Excerpt from a dataset
================
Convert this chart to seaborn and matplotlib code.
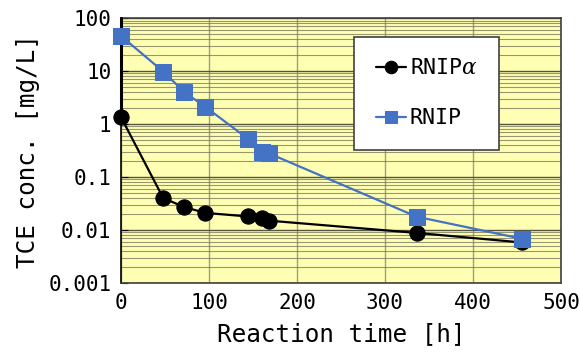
import matplotlib
matplotlib.use("Agg")
import matplotlib.pyplot as plt
import matplotlib.ticker as mticker
import seaborn as sns
import pandas as pd

# --- data ---
t_alpha = [0, 48, 72, 96, 144, 160, 168, 336, 456]
c_alpha = [1.35, 0.040, 0.027, 0.021, 0.018, 0.017, 0.015, 0.0088, 0.0058]
t_rnip = [0, 48, 72, 96, 144, 160, 168, 336, 456]
c_rnip = [46, 9.8, 4.0, 2.1, 0.53, 0.30, 0.28, 0.0178, 0.0068]
x_ticks = [0, 100, 200, 300, 400, 500]
y_ticks = [0.001, 0.01, 0.1, 1, 10, 100]
y_tick_labels = ["0.001", "0.01", "0.1", "1", "10", "100"]
label_alpha = "RNIP$\\alpha$"
label_rnip = "RNIP"

sns.set_style("white")
plt.rcParams['font.family'] = ['DejaVu Sans Mono', 'DejaVu Sans']
plt.rcParams['mathtext.fontset'] = 'dejavuserif'
plt.rcParams['text.color'] = 'black'
plt.rcParams['axes.labelcolor'] = 'black'
plt.rcParams['xtick.color'] = 'black'
plt.rcParams['ytick.color'] = 'black'

fig = plt.figure(figsize=(5.8, 3.55), dpi=100)
ax = fig.add_axes([0.2086, 0.203, 0.7586, 0.746])
ax.set_facecolor("#FFFFB3")

df_a = pd.DataFrame({"t": t_alpha, "c": c_alpha})
df_r = pd.DataFrame({"t": t_rnip, "c": c_rnip})

# vertical line at t=0 rising from first alpha point
ax.plot([t_alpha[0], t_alpha[0]], [c_alpha[0], 100], color="black", lw=2.2, zorder=3, clip_on=False)

sns.lineplot(data=df_a, x="t", y="c", ax=ax, color="black", lw=1.6, marker="o",
             markersize=11, markeredgecolor="black", label=label_alpha, zorder=4, clip_on=False)
sns.lineplot(data=df_r, x="t", y="c", ax=ax, color="#4472C4", lw=1.6, marker="s",
             markersize=12, markeredgecolor="#4472C4", label=label_rnip, zorder=5, clip_on=False)

ax.set_yscale("log")
ax.set_xlim(0, 500)
ax.set_ylim(0.001, 100)
ax.set_xticks(x_ticks)
ax.set_yticks(y_ticks)
ax.set_yticklabels(y_tick_labels)
ax.yaxis.set_minor_locator(mticker.LogLocator(base=10, subs=range(2, 10)))
ax.yaxis.set_minor_formatter(mticker.NullFormatter())

ax.grid(True, which="major", axis="y", color="#555540", lw=1.0)
ax.grid(True, which="minor", axis="y", color="#7C7C60", lw=0.8, alpha=0.8)
ax.grid(True, which="major", axis="x", color="#A0A080", lw=1.0)
ax.set_axisbelow(True)

for s in ax.spines.values():
    s.set_color("#404040")
    s.set_linewidth(1.2)
ax.spines["left"].set_color("black")

ax.tick_params(axis="both", which="major", labelsize=15, length=0, pad=7, colors="black")
ax.tick_params(axis="y", which="major", length=5, direction="in", left=True)
ax.tick_params(axis="y", which="minor", length=0)

ax.set_xlabel("Reaction time [h]", fontsize=17.5, labelpad=7, color="black")
ax.set_ylabel("TCE conc. [mg/L]", fontsize=17.5, labelpad=6, color="black")

leg = ax.legend(loc="upper right", bbox_to_anchor=(0.86, 0.93), fontsize=15.5, frameon=True,
                fancybox=False, edgecolor="#404040", framealpha=1, handlelength=1.4,
                handletextpad=0.2, labelspacing=1.4, borderpad=1.0, borderaxespad=0)
leg.get_frame().set_linewidth(1.2)
for h in leg.legend_handles:
    h.set_markersize(9)
for t in leg.get_texts():
    t.set_color("black")

fig.savefig("out.png", dpi=100)
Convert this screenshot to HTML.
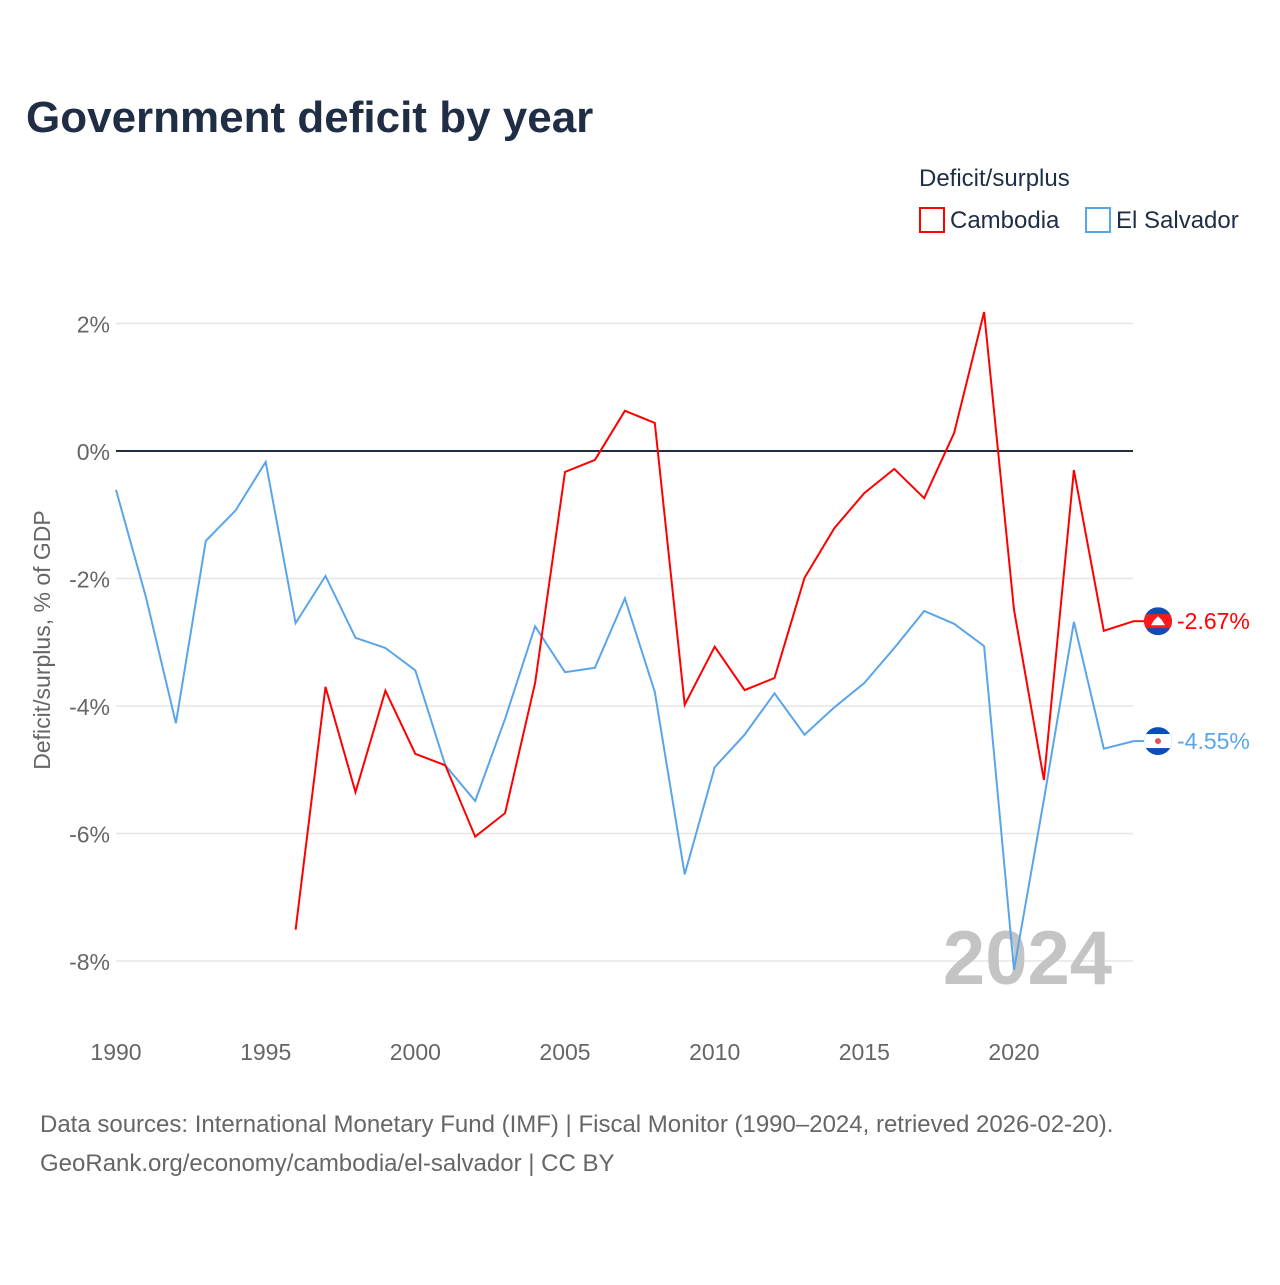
<!DOCTYPE html>
<html><head><meta charset="utf-8"><style>
body{margin:0;background:#fff;width:1280px;height:1280px;overflow:hidden;font-family:"Liberation Sans",sans-serif}
</style></head><body>
<svg id="chart" width="1280" height="1280" xmlns="http://www.w3.org/2000/svg">
<defs><clipPath id="fc1"><circle cx="1158" cy="621.2" r="14"/></clipPath><clipPath id="fc2"><circle cx="1158" cy="741.1" r="14"/></clipPath></defs>
<text x="26" y="132" font-size="44" font-weight="bold" fill="#1f2d45">Government deficit by year</text>
<text x="919" y="186" font-size="24" fill="#1f2d45">Deficit/surplus</text>
<g><rect x="920" y="208" width="24" height="24" fill="none" stroke="#ff0000" stroke-width="2"/><text x="950" y="228" font-size="24" fill="#1f2d45">Cambodia</text></g>
<g><rect x="1086" y="208" width="24" height="24" fill="none" stroke="#5aa5ea" stroke-width="2"/><text x="1116" y="228" font-size="24" fill="#1f2d45">El Salvador</text></g>
<g id="grid"></g>
<text transform="translate(50,640) rotate(-90)" text-anchor="middle" font-size="23" fill="#666">Deficit/surplus, % of GDP</text>
<text x="1112" y="984" text-anchor="end" font-size="76" font-weight="bold" fill="#c4c4c4">2024</text>
<g id="series"></g>
<text x="40" y="1132" font-size="24" fill="#666">Data sources: International Monetary Fund (IMF) | Fiscal Monitor (1990–2024, retrieved 2026-02-20).</text>
<text x="40" y="1171" font-size="24" fill="#666">GeoRank.org/economy/cambodia/el-salvador | CC BY</text>
</svg>
<script>
const years=[];for(let y=1990;y<=2024;y++)years.push(y);
const elSalvador=[-0.61,-2.29,-4.27,-1.41,-0.93,-0.17,-2.70,-1.96,-2.93,-3.09,-3.44,-4.93,-5.49,-4.2,-2.75,-3.47,-3.40,-2.31,-3.78,-6.64,-4.96,-4.45,-3.80,-4.45,-4.02,-3.64,-3.09,-2.51,-2.71,-3.06,-8.14,-5.47,-2.68,-4.67,-4.55];
const cambodia=[null,null,null,null,null,null,-7.51,-3.70,-5.35,-3.76,-4.75,-4.93,-6.05,-5.68,-3.64,-0.33,-0.14,0.63,0.44,-3.98,-3.07,-3.75,-3.56,-1.99,-1.21,-0.66,-0.28,-0.74,0.28,2.18,-2.49,-5.16,-0.30,-2.82,-2.67];
const yTicks=[2,0,-2,-4,-6,-8];
const xTicks=[1990,1995,2000,2005,2010,2015,2020];
const NS="http://www.w3.org/2000/svg";
const xs=y=>116+(y-1990)*(898/30);
const ys=v=>451-v*63.75;
function mk(tag,attrs,parent){const e=document.createElementNS(NS,tag);for(const k in attrs)e.setAttribute(k,attrs[k]);parent.appendChild(e);return e;}
const grid=document.getElementById('grid');
yTicks.forEach(t=>{
 const l=mk('line',{x1:116,x2:1133,y1:ys(t),y2:ys(t),stroke:t===0?'#1f2d45':'#e6e6e6','stroke-width':t===0?2:1.5},grid);
 
 
 const tx=mk('text',{x:110,y:ys(t)+9,'text-anchor':'end','font-size':23,fill:'#666'},grid);
 tx.textContent=t+'%';
 
 
});
xTicks.forEach(t=>{
 const tx=mk('text',{x:xs(t),y:1060,'text-anchor':'middle','font-size':23,fill:'#666'},grid);
 tx.textContent=t;
 
 
});
const ser=document.getElementById('series');
function draw(vals,color,name,last,flag,clip){
 let d='';let start=true;
 vals.forEach((v,i)=>{if(v===null){start=true;return;}d+=(start?'M':'L')+xs(years[i]).toFixed(1)+','+ys(v).toFixed(1);start=false;});
 const p=mk('path',{d:d,fill:'none',stroke:color,'stroke-width':2},ser);
 
 
 const yy=ys(last);
 mk('line',{x1:1133,x2:1145,y1:yy,y2:yy,stroke:color,'stroke-width':2},ser);
 const g=mk('g',{'clip-path':'url(#'+clip+')'},ser);
 
 
 mk('rect',{x:1144,y:yy-14,width:28,height:28,fill:'#0a4fb5'},g);
 mk('rect',{x:1144,y:yy-7,width:28,height:14,fill:flag},g);
 if(flag==='#ff1a1a'){mk('path',{d:`M1151,${yy+4}L1165,${yy+4}L1162,${yy-1}L1158,${yy-5}L1154,${yy-1}Z`,fill:'#fff'},g);}
 else{mk('circle',{cx:1158,cy:yy,r:3,fill:'#e05050'},g);}
 const tx=mk('text',{x:1177,y:yy+8,'font-size':23,fill:color},ser);
 tx.textContent=last.toFixed(2)+'%';
 
 
}
draw(elSalvador,'#5aa5ea','el-salvador',elSalvador[elSalvador.length-1],'#ffffff','fc2');
draw(cambodia,'#ff0000','cambodia',cambodia[cambodia.length-1],'#ff1a1a','fc1');
</script>
</body></html>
================
Do this: Copy exactly the lines running from the beginning of the listing through the line that has "import pandas as pd". Drop the pictures.

Final answer:
Convert this chart to seaborn and matplotlib code.
import matplotlib
matplotlib.use("Agg")
import matplotlib.pyplot as plt
import matplotlib.ticker as mticker
import seaborn as sns
import pandas as pd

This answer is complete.